Problem statement: Show all lines holding "diagram".

Task material:
______________________________

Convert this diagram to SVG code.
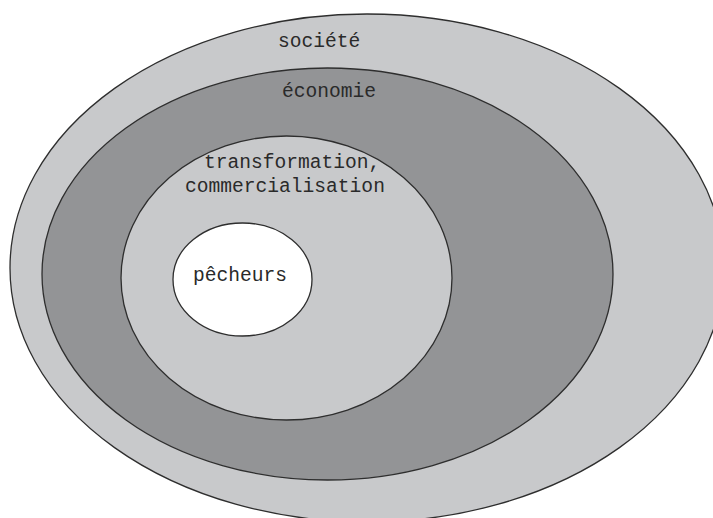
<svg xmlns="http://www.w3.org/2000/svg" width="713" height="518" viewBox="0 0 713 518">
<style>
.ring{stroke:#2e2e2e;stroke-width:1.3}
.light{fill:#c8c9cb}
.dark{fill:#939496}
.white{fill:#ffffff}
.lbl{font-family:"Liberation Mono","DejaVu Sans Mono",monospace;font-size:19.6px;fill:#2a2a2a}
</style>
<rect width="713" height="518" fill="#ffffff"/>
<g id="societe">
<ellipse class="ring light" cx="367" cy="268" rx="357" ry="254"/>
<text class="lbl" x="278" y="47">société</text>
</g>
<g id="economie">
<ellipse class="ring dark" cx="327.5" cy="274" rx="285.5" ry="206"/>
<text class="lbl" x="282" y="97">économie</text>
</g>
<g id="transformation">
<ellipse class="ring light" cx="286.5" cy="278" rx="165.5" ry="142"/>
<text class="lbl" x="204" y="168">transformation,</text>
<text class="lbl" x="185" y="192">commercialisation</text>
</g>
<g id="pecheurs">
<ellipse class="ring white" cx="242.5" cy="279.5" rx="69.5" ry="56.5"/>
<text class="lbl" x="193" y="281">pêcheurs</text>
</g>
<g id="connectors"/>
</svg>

______________________________

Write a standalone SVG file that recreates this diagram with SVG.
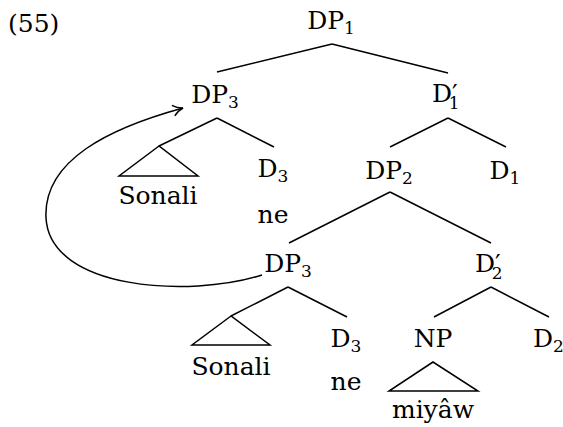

______________________________

Correct output:
Convert this diagram to SVG code.
Write a standalone SVG file that recreates this diagram with SVG.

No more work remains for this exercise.